GOAL
From the listing below, pull out every line where the string "LaTeX" appears.

DATA LINES
-- start --
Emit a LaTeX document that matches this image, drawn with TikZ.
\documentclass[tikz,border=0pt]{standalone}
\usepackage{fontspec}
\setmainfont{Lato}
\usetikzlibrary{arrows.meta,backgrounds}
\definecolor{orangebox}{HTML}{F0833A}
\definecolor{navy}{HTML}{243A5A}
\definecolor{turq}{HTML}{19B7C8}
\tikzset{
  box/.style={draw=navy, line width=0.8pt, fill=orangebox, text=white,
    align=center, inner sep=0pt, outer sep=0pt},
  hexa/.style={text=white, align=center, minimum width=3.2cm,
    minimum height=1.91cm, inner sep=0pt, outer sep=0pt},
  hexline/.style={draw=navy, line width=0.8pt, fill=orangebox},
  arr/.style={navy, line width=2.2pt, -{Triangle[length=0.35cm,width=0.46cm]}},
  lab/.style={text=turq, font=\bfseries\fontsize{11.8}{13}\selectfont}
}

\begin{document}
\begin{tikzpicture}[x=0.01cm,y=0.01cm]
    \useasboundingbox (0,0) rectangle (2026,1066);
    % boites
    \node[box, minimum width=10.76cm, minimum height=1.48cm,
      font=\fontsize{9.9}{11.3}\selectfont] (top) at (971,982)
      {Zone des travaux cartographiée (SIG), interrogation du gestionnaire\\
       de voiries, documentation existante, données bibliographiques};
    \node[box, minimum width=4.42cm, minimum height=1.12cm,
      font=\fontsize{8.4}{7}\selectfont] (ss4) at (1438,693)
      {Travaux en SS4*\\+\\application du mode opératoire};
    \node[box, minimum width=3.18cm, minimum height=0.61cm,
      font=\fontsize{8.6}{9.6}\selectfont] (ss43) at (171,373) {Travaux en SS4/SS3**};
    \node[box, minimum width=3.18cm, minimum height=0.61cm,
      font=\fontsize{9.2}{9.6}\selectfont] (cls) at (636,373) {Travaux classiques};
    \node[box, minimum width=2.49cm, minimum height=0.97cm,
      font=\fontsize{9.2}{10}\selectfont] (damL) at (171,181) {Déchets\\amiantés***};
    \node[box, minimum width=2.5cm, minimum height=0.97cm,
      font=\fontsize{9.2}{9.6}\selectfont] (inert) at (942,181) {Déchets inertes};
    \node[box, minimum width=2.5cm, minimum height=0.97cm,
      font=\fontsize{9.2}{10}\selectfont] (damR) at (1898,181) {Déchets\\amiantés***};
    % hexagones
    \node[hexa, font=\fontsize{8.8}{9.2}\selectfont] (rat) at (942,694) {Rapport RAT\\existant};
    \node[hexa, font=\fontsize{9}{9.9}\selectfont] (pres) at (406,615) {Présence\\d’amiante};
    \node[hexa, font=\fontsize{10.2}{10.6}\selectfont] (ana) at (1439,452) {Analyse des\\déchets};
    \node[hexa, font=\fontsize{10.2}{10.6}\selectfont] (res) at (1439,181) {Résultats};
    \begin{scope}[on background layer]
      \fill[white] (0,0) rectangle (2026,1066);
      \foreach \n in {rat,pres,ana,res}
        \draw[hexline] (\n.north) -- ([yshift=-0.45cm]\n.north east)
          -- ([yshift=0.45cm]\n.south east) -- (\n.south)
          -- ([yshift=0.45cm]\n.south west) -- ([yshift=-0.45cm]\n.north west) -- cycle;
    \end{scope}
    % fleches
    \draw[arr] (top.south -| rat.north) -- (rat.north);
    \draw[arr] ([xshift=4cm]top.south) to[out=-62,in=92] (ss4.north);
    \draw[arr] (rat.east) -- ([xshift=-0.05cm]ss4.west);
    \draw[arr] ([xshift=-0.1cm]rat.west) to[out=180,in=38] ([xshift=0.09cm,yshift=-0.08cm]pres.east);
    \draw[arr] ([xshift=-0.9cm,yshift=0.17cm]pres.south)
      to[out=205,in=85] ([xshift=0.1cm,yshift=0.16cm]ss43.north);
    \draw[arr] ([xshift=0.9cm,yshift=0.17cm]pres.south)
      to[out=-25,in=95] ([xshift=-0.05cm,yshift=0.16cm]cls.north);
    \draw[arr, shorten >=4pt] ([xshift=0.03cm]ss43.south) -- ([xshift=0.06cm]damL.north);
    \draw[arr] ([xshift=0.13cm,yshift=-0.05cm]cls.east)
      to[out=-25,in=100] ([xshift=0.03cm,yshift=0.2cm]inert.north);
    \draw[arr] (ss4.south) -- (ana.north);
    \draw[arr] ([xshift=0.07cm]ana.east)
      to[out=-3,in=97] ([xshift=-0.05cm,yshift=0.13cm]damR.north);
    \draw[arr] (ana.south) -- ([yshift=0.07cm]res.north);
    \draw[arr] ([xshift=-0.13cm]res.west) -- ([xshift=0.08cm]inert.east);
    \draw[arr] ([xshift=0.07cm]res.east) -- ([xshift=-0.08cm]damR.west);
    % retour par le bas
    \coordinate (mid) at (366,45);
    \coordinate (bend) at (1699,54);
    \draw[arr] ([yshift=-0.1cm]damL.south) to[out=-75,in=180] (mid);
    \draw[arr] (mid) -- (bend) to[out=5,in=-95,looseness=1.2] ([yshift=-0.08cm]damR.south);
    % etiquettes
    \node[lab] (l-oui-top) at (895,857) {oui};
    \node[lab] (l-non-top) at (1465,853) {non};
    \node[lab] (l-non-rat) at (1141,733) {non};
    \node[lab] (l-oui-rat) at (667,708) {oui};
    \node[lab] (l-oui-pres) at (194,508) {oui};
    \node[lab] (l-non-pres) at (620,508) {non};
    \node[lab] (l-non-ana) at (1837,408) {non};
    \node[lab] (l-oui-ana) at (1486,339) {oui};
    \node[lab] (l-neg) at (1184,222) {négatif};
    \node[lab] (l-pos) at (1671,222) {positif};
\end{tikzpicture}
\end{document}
-- end --
-- start --
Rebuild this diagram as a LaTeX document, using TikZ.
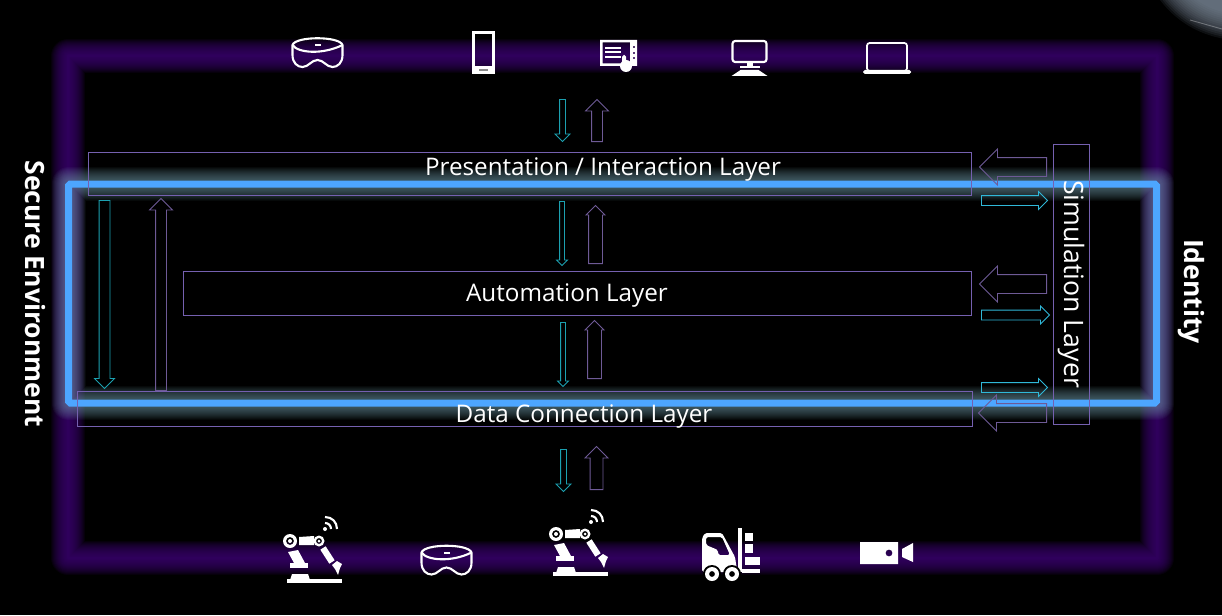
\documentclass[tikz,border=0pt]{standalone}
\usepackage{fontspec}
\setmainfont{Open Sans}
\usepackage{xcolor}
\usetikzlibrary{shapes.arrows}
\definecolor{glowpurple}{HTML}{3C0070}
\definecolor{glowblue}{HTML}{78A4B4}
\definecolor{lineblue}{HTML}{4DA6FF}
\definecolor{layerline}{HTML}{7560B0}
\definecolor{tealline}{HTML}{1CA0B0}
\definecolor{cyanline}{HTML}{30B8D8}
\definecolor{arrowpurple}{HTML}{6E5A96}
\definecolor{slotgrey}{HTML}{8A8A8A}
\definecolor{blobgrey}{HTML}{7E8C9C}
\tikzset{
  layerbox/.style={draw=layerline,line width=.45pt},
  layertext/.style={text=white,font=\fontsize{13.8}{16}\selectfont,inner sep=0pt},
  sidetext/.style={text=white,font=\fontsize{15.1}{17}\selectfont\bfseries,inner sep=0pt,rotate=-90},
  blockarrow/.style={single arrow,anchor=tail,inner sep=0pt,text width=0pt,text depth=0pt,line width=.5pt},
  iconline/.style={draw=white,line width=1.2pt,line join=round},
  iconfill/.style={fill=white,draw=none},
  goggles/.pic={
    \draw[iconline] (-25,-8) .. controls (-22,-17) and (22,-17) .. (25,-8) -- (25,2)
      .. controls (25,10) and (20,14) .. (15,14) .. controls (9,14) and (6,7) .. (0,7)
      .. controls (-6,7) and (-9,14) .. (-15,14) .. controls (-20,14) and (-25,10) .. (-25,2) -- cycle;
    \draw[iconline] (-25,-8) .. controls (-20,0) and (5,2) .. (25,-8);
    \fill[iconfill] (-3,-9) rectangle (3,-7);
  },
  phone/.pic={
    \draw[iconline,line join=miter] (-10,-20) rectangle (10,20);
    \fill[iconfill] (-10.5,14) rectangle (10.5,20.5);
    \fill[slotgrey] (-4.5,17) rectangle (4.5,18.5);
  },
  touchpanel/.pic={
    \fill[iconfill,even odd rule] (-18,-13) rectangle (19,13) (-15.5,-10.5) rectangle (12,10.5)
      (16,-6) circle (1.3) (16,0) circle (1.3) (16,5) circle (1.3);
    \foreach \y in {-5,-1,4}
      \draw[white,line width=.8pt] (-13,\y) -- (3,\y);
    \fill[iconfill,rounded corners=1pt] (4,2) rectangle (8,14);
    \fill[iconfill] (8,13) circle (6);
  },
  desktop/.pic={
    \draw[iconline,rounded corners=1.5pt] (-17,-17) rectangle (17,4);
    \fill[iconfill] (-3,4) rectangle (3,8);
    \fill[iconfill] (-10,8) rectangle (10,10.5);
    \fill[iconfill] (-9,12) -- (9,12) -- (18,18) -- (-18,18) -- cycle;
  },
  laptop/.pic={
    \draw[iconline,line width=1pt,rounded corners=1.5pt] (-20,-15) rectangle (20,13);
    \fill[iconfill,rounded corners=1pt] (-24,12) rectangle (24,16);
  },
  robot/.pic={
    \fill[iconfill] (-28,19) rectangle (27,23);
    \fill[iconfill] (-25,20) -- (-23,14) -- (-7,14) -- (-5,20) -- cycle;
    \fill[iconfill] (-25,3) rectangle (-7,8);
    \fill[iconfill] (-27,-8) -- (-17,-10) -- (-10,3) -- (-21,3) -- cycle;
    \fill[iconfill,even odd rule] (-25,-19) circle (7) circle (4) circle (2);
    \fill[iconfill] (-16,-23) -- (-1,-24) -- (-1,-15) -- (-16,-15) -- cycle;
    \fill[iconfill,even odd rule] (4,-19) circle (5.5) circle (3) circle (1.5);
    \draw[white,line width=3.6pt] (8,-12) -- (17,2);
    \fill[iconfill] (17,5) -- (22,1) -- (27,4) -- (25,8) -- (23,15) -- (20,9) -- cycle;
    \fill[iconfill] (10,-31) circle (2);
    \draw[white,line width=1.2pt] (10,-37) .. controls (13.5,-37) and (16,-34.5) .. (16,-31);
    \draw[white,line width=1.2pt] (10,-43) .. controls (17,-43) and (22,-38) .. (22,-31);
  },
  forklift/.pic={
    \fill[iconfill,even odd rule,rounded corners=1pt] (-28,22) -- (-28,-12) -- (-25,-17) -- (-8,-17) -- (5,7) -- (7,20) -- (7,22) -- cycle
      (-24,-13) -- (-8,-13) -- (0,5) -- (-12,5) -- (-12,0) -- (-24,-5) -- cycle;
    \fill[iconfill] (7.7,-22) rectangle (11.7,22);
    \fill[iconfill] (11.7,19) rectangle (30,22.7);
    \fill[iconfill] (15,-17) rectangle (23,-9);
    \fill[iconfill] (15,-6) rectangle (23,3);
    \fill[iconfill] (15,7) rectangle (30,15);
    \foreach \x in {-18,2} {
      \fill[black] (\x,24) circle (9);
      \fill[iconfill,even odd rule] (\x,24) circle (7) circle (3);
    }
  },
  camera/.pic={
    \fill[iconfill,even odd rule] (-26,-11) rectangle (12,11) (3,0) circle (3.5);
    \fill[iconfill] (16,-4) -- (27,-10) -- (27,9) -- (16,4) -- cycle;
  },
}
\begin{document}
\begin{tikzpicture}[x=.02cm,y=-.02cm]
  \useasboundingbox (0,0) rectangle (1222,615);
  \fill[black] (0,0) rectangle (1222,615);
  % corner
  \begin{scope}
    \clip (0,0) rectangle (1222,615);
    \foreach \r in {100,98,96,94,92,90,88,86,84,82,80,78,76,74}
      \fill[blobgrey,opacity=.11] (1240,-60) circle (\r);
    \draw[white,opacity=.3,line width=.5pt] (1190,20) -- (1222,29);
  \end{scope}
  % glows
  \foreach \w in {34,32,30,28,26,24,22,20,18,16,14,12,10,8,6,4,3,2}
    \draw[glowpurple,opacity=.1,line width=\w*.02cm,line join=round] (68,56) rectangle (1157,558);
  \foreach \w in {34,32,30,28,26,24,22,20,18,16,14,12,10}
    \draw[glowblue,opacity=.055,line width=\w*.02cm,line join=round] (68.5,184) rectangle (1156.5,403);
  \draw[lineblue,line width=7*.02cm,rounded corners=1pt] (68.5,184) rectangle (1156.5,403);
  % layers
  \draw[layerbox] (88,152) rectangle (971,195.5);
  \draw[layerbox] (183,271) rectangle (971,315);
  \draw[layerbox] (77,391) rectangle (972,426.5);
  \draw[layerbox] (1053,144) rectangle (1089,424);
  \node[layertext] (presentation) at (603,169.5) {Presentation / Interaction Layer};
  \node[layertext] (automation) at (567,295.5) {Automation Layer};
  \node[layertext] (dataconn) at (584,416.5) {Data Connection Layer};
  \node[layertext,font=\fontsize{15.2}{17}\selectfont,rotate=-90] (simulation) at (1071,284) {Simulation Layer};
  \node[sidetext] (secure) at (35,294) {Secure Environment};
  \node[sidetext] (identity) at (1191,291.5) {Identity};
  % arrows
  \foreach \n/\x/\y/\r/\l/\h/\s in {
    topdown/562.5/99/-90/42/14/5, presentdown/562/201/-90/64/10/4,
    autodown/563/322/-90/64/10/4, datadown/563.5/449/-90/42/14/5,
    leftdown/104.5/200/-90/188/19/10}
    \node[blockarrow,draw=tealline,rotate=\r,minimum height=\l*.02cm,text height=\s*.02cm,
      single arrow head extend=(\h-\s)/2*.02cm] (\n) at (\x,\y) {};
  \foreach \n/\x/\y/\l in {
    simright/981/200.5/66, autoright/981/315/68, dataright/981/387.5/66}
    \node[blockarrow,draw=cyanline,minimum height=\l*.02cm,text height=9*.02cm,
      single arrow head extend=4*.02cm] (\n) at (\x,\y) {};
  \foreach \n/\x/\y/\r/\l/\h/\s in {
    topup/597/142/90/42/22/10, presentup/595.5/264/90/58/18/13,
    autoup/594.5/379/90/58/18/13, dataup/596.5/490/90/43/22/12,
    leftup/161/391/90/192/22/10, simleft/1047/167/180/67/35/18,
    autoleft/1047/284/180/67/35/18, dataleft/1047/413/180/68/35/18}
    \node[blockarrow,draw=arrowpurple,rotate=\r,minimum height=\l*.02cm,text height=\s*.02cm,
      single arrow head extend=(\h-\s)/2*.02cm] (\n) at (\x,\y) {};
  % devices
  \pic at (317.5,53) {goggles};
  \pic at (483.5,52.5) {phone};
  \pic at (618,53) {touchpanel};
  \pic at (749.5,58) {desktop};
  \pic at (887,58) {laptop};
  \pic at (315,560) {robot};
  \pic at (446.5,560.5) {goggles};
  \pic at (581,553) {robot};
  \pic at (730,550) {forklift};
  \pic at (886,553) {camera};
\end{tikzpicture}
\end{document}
-- end --
-- start --
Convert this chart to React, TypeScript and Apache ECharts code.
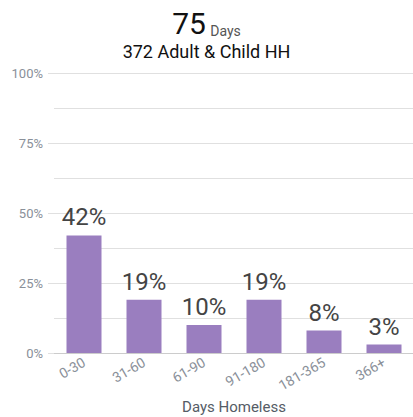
-- end --
PROBLEM SOLUTION
Emit a LaTeX document that matches this image, drawn with TikZ.
Rebuild this diagram as a LaTeX document, using TikZ.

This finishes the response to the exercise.